Popularly known by his nickname Thây, Nhat Hanh conceived a form of Buddhism based on “mindfulness” practices designed to overcome personal suffering and find answers to society’s needs through social action.
Nhat Hanh’s health had been failing since he suffered a stroke in 2014. He expressed a wish to spend his remaining days at the temple here he had become a novice monk after being ordained in Zen Buddhism at 16. He called his return to the temple in 2018 his “final homecoming.”
A poet and peace activist whose teachings influenced millions, from politicians, business leaders and teachers to activists, prisoners and ordinary people, Nhat Hanh was known as the father of “engaged Buddhism.” He was the author of more than 70 books, which have been translated into over 30 languages.
“I would describe him as the second most famous Buddhist in the world, after the Dalai Lama,” Donald S. Lopez, Jr., a Buddhism scholar at the University of Michigan, said in a Religion News Service obituary.
“He was thoughtful and wise, yet in person came across as an ordinary person,” said Malcolm MacLeod, editor of Lion’s Roar, a Buddhist magazine. “That in itself is extraordinary when talking about an extraordinary spiritual being and leader.”
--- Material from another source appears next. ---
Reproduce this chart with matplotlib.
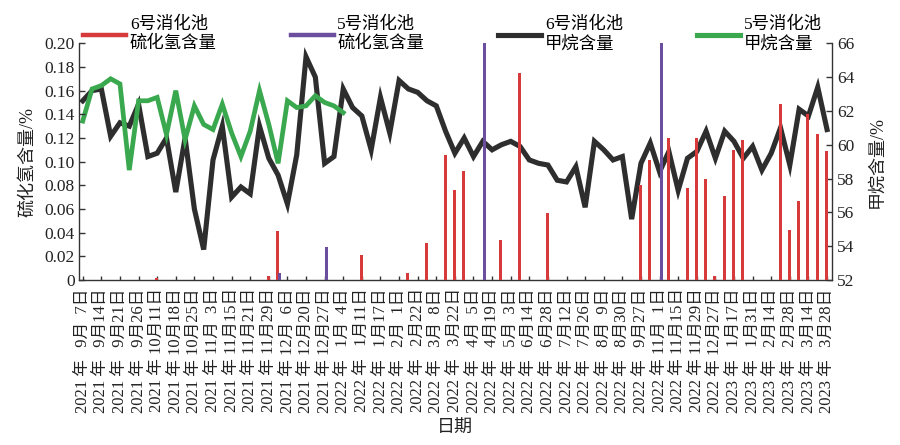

Nhat Hanh was born October 11, 1926, in Hué. Early in his monastic life, he left a Buddhist academy because it did not teach modern subjects such as Western philosophy and literature. He studied science at Saigon University and edited a humanist magazine.
In 1962, a year after he went to the U.S. to teach comparative religion at Princeton University, Nhat Hanh was invited to research and lecture on Buddhism at Columbia University. He spoke at a number of universities against the devastation caused by the Vietnam War and about the Vietnamese people’s desire for peace.
The First Indochina War in Vietnam (1946–54) was transformative for Nhat Hanh. A seminal memory for the young monk was that of a French soldier who stormed into his temple and demanded all the rice at gunpoint.
“The soldier was young and thin and pale,” Nhat Hanh recalled. “I had to obey his order to carry the heavy bag of rice to the jeep. Anger and unhappiness rose up in me. Many times over the years I have meditated on this soldier. I have focused on the fact that he had to leave his family and friends to travel across the world to Vietnam, where he faced the horrors of killing my countrymen or being killed. I came to realize that the Vietnamese were not the only victims of the war—the French soldiers were victims as well.”
In 1969, Nhat Hanh led the Buddhist delegation to the Paris Peace talks. But he refused to favor either of the combating sides in the Vietnam War, which prompted both the south and the north of the country to ban him from entering his homeland.
Nhat Hanh took refuge in France and spent much of his 39-year exile from Vietnam there. He continued to teach, lecture and write about Buddhist dharma (doctrine) and mindfulness as antidotes to violence, war and climate change. He also opened numerous mindfulness practice centers overseas.
Even after his stroke, partially paralyzed and unable to speak, Nhat Hanh continued to offer Buddhist teachings and inspiration to millions through gestures and the sheer power of his peaceful presence.